Just about anyone can set up a private limited company by themselves. The only stipulations are that you are over 16, not registered as bankrupt, not an auditor of the business, and have not been disqualified as a company director and still within the terms of the disqualification. Anyone who meets these requirements can set up a limited company and appoint other people who qualify as directors of the company.
Setting up a private limited company is a fairly easy process that can be done online for just £50. You form or ‘incorporate’ a private limited company by registering with Companies House. You just need to provide a registered business address and email address, choose a unique business name (see guidance on this here), and list the company directors, which can just be you. You also need to check what kind of records you must keep and create some company documents such as a memorandum of association (this is created for you when you register online if you are the only director) and articles of association, which are rules on how the company will be run as agreed by the shareholders. Again, this is pretty straightforward if you are the only shareholder. There are companies that can do this for you, but it’s simple to do yourself.
Here are some of the benefits of a private limited company:
As the director of a private limited company, you are not personally liable for any debts incurred by the company, as the company is considered a separate entity from yourself. Shareholders are only liable for any debts up to the value of their share in the company. Whereas if you are a sole trader and your company gets into debt, you can be held personally accountable, and your personal assets could be seized to pay off company debts.
This is one of the main benefits of private limited companies along with limited personal liability. Limited companies pay corporation tax, which is set at between 19% and 25%, this is much lower than the higher income tax brackets of 40% and 45%. Company directors still have to pay income tax and National Insurance contributions, but there are several ways to take money from the business in the form of salaries and dividends, meaning you will personally pay less tax. Dividends are not subject to income tax or NI, and while you still pay tax on dividends, it is at a much lower rate.
Operating as a limited company can offer your business some gravitas and credibility, making your company look much more professional than a sole trader. Anyone can look up your business and see it listed on Companies House, making it easy for potential lenders, new investors or customers to check the authenticity of the company.
Registering your business under your chosen company name on Companies House means that no one else in the UK can have a limited company with the same name or even a very similar name.
You take money from a private limited company as either a salary or dividends. Dividends are taxed at a lower rate than salaries, which will reduce your personal tax bill. You can also take pension contributions (also untaxed below a certain amount) and bonuses from the company each year.
Here are some drawbacks of a private limited company:
Sole traders only need to register as self-employed on the HMRC website, which is free and very simple. Forming a limited company does take more steps and incurs a setup fee.
Owning a private limited company comes with added responsibility usually in the form of masses of paperwork. From the setup process to various forms, financial and business admin work throughout the year, this will take up a significant portion of your time. You can hire someone to do this for you but this will cut into your profits.
Buying property as a limited company does incur higher interest rates, especially if you are looking for a buy-to-let mortgage. Mortgage lenders will also demand a higher LTV (loan to value) ratio meaning you may have to come up with 25 – 40% of a property’s value to get a mortgage.
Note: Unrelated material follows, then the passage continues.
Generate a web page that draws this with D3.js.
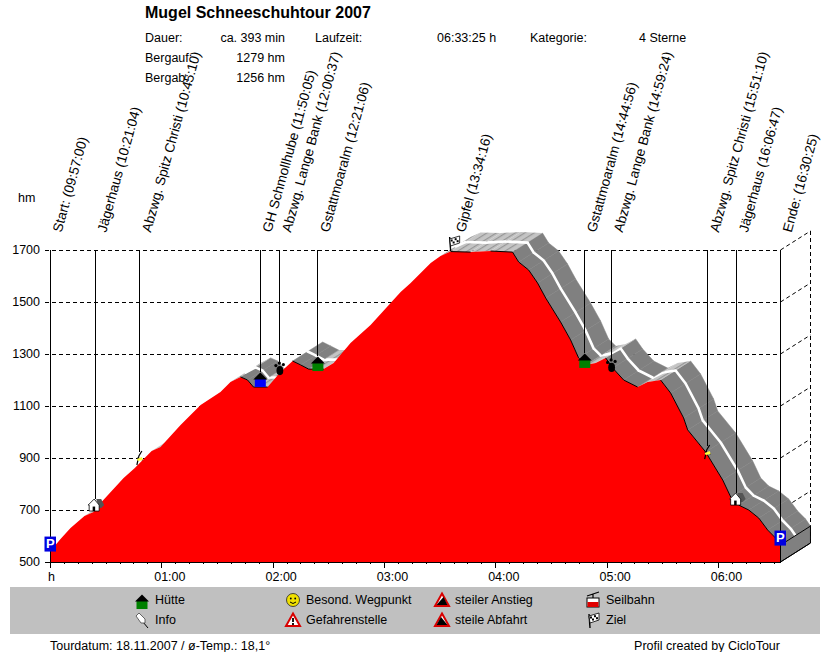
<!DOCTYPE html>
<html lang="de">
<head>
<meta charset="UTF-8">
<title>Mugel Schneeschuhtour 2007</title>
<script src="https://d3js.org/d3.v7.min.js"></script>
<style>
  html, body { margin: 0; padding: 0; background: #fff; }
  svg { display: block; }
  text { font-family: "Liberation Sans", Arial, sans-serif; font-size: 12.5px; fill: #000; }
</style>
</head>
<body>
<svg id="chart" width="830" height="652"></svg>
<script>
// profile: minutes since start / height in hm
const profileMin = [0, 5.4, 10.8, 18.3, 23.2, 27, 39.4, 45.3, 54.5, 59.3, 70.1, 80.9, 91.6, 97, 102.4, 106.2, 109.4, 117, 124, 130.5, 134.8, 139.1, 147.2, 152.6, 161.7, 172.5, 177.9, 183.3, 188.7, 194.1, 199.5, 204.9, 210.2, 215.6, 226.4, 237.2, 249, 252.3, 257.7, 262.5, 266.9, 274.9, 280.3, 284.6, 288.4, 293.8, 299.2, 303, 308.9, 316.4, 321.8, 328.8, 334.2, 341.2, 343.4, 353.1, 362.3, 366.6, 370.9, 376.3, 381.7, 386.5, 390.8, 393.4];
const profileHm = [542, 588, 631, 677, 692, 727, 823, 861, 927, 942, 1027, 1104, 1154, 1192, 1212, 1200, 1173, 1173, 1231, 1273, 1258, 1242, 1242, 1265, 1342, 1412, 1454, 1496, 1538, 1573, 1612, 1650, 1677, 1694, 1692, 1696, 1692, 1654, 1623, 1573, 1515, 1423, 1354, 1285, 1258, 1265, 1285, 1246, 1200, 1173, 1192, 1200, 1150, 1054, 1008, 923, 815, 750, 719, 700, 669, 623, 592, 565];

const markerNames = ['Start:', 'Jägerhaus', 'Abzwg. Spitz Christi', 'GH Schmollhube', 'Abzwg. Lange Bank', 'Gstattmoaralm', 'Gipfel', 'Gstattmoaralm', 'Abzwg. Lange Bank', 'Abzwg. Spitz Christi', 'Jägerhaus', 'Ende:'];
const markerTimes = ['09:57:00', '10:21:04', '10:45:10', '11:50:05', '12:00:37', '12:21:06', '13:34:16', '14:44:56', '14:59:24', '15:51:10', '16:06:47', '16:30:25'];
const markerHm = [569, 719, 900, 1208, 1246, 1269, 1727, 1281, 1258, 923, 742, 592];
const markerIcons = ['park', 'white', 'info', 'blue', 'paw', 'green', 'flag', 'green', 'paw', 'info', 'white', 'park'];

const yTicks = [500, 700, 900, 1100, 1300, 1500, 1700];
const xTicks = [60, 120, 180, 240, 300, 360];
const xTickLabels = ['01:00', '02:00', '03:00', '04:00', '05:00', '06:00'];

const infoRows = [
  ['Dauer:', 'ca. 393 min', 'Laufzeit:', '06:33:25 h', 'Kategorie:', '4 Sterne'],
  ['Bergauf:', '1279 hm'],
  ['Bergab:', '1256 hm']
];

const legendItems = [
  ['green', 'Hütte', 0, 0], ['pin', 'Info', 0, 1],
  ['smiley', 'Besond. Wegpunkt', 1, 0], ['danger', 'Gefahrenstelle', 1, 1],
  ['up', 'steiler Anstieg', 2, 0], ['down', 'steile Abfahrt', 2, 1],
  ['cable', 'Seilbahn', 3, 0], ['flag', 'Ziel', 3, 1]
];

const svg = d3.select('#chart');
const x = d3.scaleLinear().domain([0, 393.42]).range([50.5, 780.5]);
const y = d3.scaleLinear().domain([500, 1700]).range([562, 250]);
const depthX = 30, depthY = -19;

const pts = profileMin.map((m, i) => [x(m), y(profileHm[i])]);
const toMin = t => { const p = t.split(':').map(Number); return p[0] * 60 + p[1] + p[2] / 60 - 597; };

// header
svg.append('text').attr('x', 145).attr('y', 18).style('font-size', '16px').style('font-weight', 'bold').text('Mugel Schneeschuhtour 2007');
const colX = [145, 285, 315, 437, 530, 639];
infoRows.forEach((row, r) => row.forEach((t, c) => {
  svg.append('text').attr('x', colX[c]).attr('y', 42 + r * 20)
    .attr('text-anchor', c === 1 ? 'end' : 'start').text(t);
}));

// stripes for the flat parts of the surface
const defs = svg.append('defs');
const pat = defs.append('pattern').attr('id', 'flat').attr('patternUnits', 'userSpaceOnUse')
  .attr('width', 5).attr('height', 5).attr('patternTransform', 'rotate(-32)');
pat.append('rect').attr('width', 5).attr('height', 5).attr('fill', '#c4c4c4');
pat.append('rect').attr('width', 5).attr('height', 1.2).attr('fill', '#969696');

// grid + 3d frame
const grid = svg.append('g').attr('stroke', '#000').attr('fill', 'none').attr('shape-rendering', 'crispEdges');
yTicks.forEach(v => {
  if (v > 500) grid.append('line').attr('x1', 45).attr('x2', x.range()[1]).attr('y1', y(v)).attr('y2', y(v)).attr('stroke-dasharray', '4 3');
  else grid.append('line').attr('x1', 45).attr('x2', x.range()[1]).attr('y1', y(v)).attr('y2', y(v));
  svg.append('text').attr('x', 40).attr('y', y(v) + 4).attr('text-anchor', 'end').text(v);
  if (v > 500) svg.append('line').attr('x1', x.range()[1]).attr('y1', y(v)).attr('x2', x.range()[1] + depthX).attr('y2', y(v) + depthY)
    .attr('stroke', '#000').attr('stroke-dasharray', '4 3');
});
grid.append('line').attr('x1', x.range()[1] + depthX).attr('x2', x.range()[1] + depthX)
  .attr('y1', y(1700) + depthY).attr('y2', y(500) + depthY).attr('stroke-dasharray', '4 3');
svg.append('text').attr('x', 18).attr('y', 202).text('hm');

// surface, right to left so that nearer ridges cover what lies behind them
const surface = svg.append('g');
for (let i = pts.length - 2; i >= 0; i--) {
  const a = pts[i], b = pts[i + 1];
  const slope = (a[1] - b[1]) / (b[0] - a[0]); // positive = going up
  if (slope >= -depthY / depthX) continue; // faces away
  const flat = slope > -0.12;
  const col = flat ? 'url(#flat)' : (slope > -0.3 ? '#b4b4b4' : '#808080');
  surface.append('polygon')
    .attr('points', [a, b, [b[0] + depthX, b[1] + depthY], [a[0] + depthX, a[1] + depthY]].join(' '))
    .attr('fill', col).attr('stroke', col === '#808080' ? '#808080' : 'none').attr('stroke-width', 0.5);
  surface.append('line')
    .attr('x1', a[0] + depthX / 2).attr('y1', a[1] + depthY / 2)
    .attr('x2', b[0] + depthX / 2).attr('y2', b[1] + depthY / 2)
    .attr('stroke', '#fff').attr('stroke-width', 2.6).attr('stroke-linecap', 'round');
}

// end face
const last = pts[pts.length - 1];
svg.append('polygon')
  .attr('points', [last, [last[0] + depthX, last[1] + depthY], [last[0] + depthX, y(500) + depthY], [last[0], y(500)]].join(' '))
  .attr('fill', '#808080').attr('stroke', '#000');

// red profile
const area = d3.area().x(d => d[0]).y0(y(500)).y1(d => d[1]);
svg.append('path').attr('d', area(pts)).attr('fill', '#ff0000');
for (let i = 0; i < pts.length - 1; i++) {
  if (pts[i + 1][1] >= pts[i][1] - 0.5) {
    svg.append('line').attr('x1', pts[i][0]).attr('y1', pts[i][1]).attr('x2', pts[i + 1][0]).attr('y2', pts[i + 1][1])
      .attr('stroke', '#000').attr('stroke-width', 1);
  }
}

// axes lines
const axes = svg.append('g').attr('stroke', '#000').attr('shape-rendering', 'crispEdges');
axes.append('line').attr('x1', x(0)).attr('x2', x(0)).attr('y1', y(1700)).attr('y2', y(500) + 6);
axes.append('line').attr('x1', x.range()[1]).attr('x2', x.range()[1]).attr('y1', y(1700)).attr('y2', y(500));
axes.append('line').attr('x1', x.range()[1]).attr('y1', y(500)).attr('x2', x.range()[1] + depthX).attr('y2', y(500) + depthY).attr('shape-rendering', 'auto');

// time axis
d3.range(7.5, 393, 7.5).forEach(m => {
  axes.append('line').attr('x1', x(m)).attr('x2', x(m)).attr('y1', y(500)).attr('y2', y(500) + (m % 60 === 0 ? 6 : 2));
});
svg.append('text').attr('x', 48).attr('y', 581).text('h');
xTicks.forEach((m, i) => {
  svg.append('text').attr('x', x(m) + 8).attr('y', 581).attr('text-anchor', 'middle').text(xTickLabels[i]);
});

// icons, centred on 0,0
function drawIcon(g, kind) {
  if (kind === 'park') {
    g.append('rect').attr('x', -6).attr('y', -7.5).attr('width', 11.5).attr('height', 15).attr('fill', '#0000e0');
    g.append('text').attr('x', -0.2).attr('y', 4).attr('text-anchor', 'middle').style('font-size', '13px').style('font-weight', 'bold').style('fill', '#fff').text('P');
  } else if (kind === 'green' || kind === 'blue') {
    g.append('rect').attr('x', -5.5).attr('y', 1).attr('width', 11).attr('height', 8).attr('fill', kind === 'green' ? '#008000' : '#0000ff');
    g.append('path').attr('d', 'M-7,1.5 L0,-5.5 L7,1.5 Z').attr('fill', '#000');
  } else if (kind === 'white') {
    g.append('path').attr('d', 'M1,-6 L6,-6 L9,0 L6,3 L4,3 Z').attr('fill', '#555');
    g.append('path').attr('d', 'M-7,0 L-1,-6 L4,0 L4,6 L-6,6 L-6,0 Z').attr('fill', '#fff').attr('stroke', '#000').attr('stroke-width', 0.8);
    g.append('rect').attr('x', -2.5).attr('y', 1.5).attr('width', 2.5).attr('height', 4.5).attr('fill', '#000');
  } else if (kind === 'info') {
    g.append('path').attr('d', 'M2,-7 L-1,-2 L-3,7 M-3,0 L3,2').attr('stroke', '#000').attr('stroke-width', 1.2).attr('fill', 'none');
    g.append('path').attr('d', 'M-3,1 L2,-1 L3,2 L-2,3 Z').attr('fill', '#ffff40');
  } else if (kind === 'pin') {
    g.append('path').attr('d', 'M1,2 L6,8').attr('stroke', '#000').attr('stroke-width', 1).attr('fill', 'none');
    g.append('path').attr('d', 'M-6,-4 L-3,-7 L3,-1 L3,3 L-1,3 Z').attr('fill', '#fff').attr('stroke', '#444').attr('stroke-width', 0.8);
  } else if (kind === 'paw') {
    g.append('ellipse').attr('cx', 0).attr('cy', 2.5).attr('rx', 3.4).attr('ry', 4.6).attr('fill', '#000');
    [[-4, -2.5], [-0.5, -5], [3.5, -3.5]].forEach(p => g.append('circle').attr('cx', p[0]).attr('cy', p[1]).attr('r', 1.6).attr('fill', '#000'));
  } else if (kind === 'flag') {
    g.append('line').attr('x1', -3).attr('y1', 8).attr('x2', -4).attr('y2', -6).attr('stroke', '#000').attr('stroke-width', 1.4);
    g.append('path').attr('d', 'M-4,-4 L6,-7 L6,0 L-3,3 Z').attr('fill', '#fff').attr('stroke', '#000').attr('stroke-width', 0.8);
    [[-3, -3.5], [1, -4.8], [-1, -1.5], [3, -2.8]].forEach(p => g.append('rect').attr('x', p[0]).attr('y', p[1]).attr('width', 2).attr('height', 2).attr('fill', '#000'));
  } else if (kind === 'smiley') {
    g.append('circle').attr('r', 6.5).attr('fill', '#f0e000').attr('stroke', '#222').attr('stroke-width', 0.8);
    g.append('circle').attr('cx', -2.2).attr('cy', -1.5).attr('r', 0.9).attr('fill', '#000');
    g.append('circle').attr('cx', 2.2).attr('cy', -1.5).attr('r', 0.9).attr('fill', '#000');
    g.append('path').attr('d', 'M-3,2 Q0,5 3,2').attr('stroke', '#000').attr('fill', 'none');
  } else if (kind === 'danger' || kind === 'up' || kind === 'down') {
    g.append('path').attr('d', 'M0,-6.5 L7,6 L-7,6 Z').attr('fill', '#fff').attr('stroke', '#d80000').attr('stroke-width', 2);
    if (kind === 'danger') g.append('path').attr('d', 'M0,-2 L0,2 M0,3 L0,5').attr('stroke', '#000').attr('stroke-width', 1.8);
    if (kind === 'up') g.append('path').attr('d', 'M-5.5,5 L1.5,-3 L5.5,5 Z').attr('fill', '#000');
    if (kind === 'down') g.append('path').attr('d', 'M-5.5,5 L-1,-3 L5.5,5 Z').attr('fill', '#000');
  } else if (kind === 'cable') {
    g.append('path').attr('d', 'M-6,-4 L6,-8 M0,-6 L0,-2').attr('stroke', '#000').attr('stroke-width', 1.2).attr('fill', 'none');
    g.append('rect').attr('x', -6).attr('y', -2).attr('width', 12).attr('height', 9).attr('fill', '#fff').attr('stroke', '#000');
    g.append('rect').attr('x', -5.5).attr('y', 2).attr('width', 11).attr('height', 5).attr('fill', '#e00000');
  }
}

// markers: stem, icon and slanted label
markerNames.forEach((name, i) => {
  const mx = x(toMin(markerTimes[i]));
  const my = y(markerHm[i]);
  if (markerIcons[i] !== 'flag') {
    svg.append('line').attr('x1', mx).attr('x2', mx).attr('y1', y(1700)).attr('y2', my - 6)
      .attr('stroke', '#000').attr('shape-rendering', 'crispEdges');
  }
  drawIcon(svg.append('g').attr('transform', `translate(${mx},${my})`), markerIcons[i]);
  svg.append('text').attr('transform', `translate(${mx + 11},233) rotate(-74.5)`)
    .style('font-size', '13.6px').text(`${name} (${markerTimes[i]})`);
});

// legend
svg.append('rect').attr('x', 10).attr('y', 587).attr('width', 810).attr('height', 47).attr('fill', '#c0c0c0');
const legIconX = [142, 293, 442, 593];
legendItems.forEach(d => {
  const ly = 600 + d[3] * 20;
  drawIcon(svg.append('g').attr('transform', `translate(${legIconX[d[2]]},${ly})`), d[0]);
  svg.append('text').attr('x', legIconX[d[2]] + 13).attr('y', ly + 4).text(d[1]);
});

// footer
svg.append('text').attr('x', 50).attr('y', 650).text('Tourdatum: 18.11.2007  /  ø-Temp.: 18,1°');
svg.append('text').attr('x', 780).attr('y', 650).attr('text-anchor', 'end').text('Profil created by CicloTour');
</script>
</body>
</html>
Having the records of your business available online for all to see can be a drawback. Not only are your personal details listed, but any ownership changes, yearly turnover, and other information is there too, which you may not wish your competitors to see.
So any business owner has to do taxes, but they are more complicated for a limited company than a simple self-assessment as done by sole traders. You also need to keep and maintain all financial records and keep them for at least 6 years, and submit your accounts to Companies House, where they will be publicly available.
As you can see, there are many significant benefits and drawbacks to having a private limited company. It is up to you to determine whether a private limited company is the right choice for you depending on your personal and financial situation and your investment goals. You can always start as a sole trader and then incorporate later on as your business grows.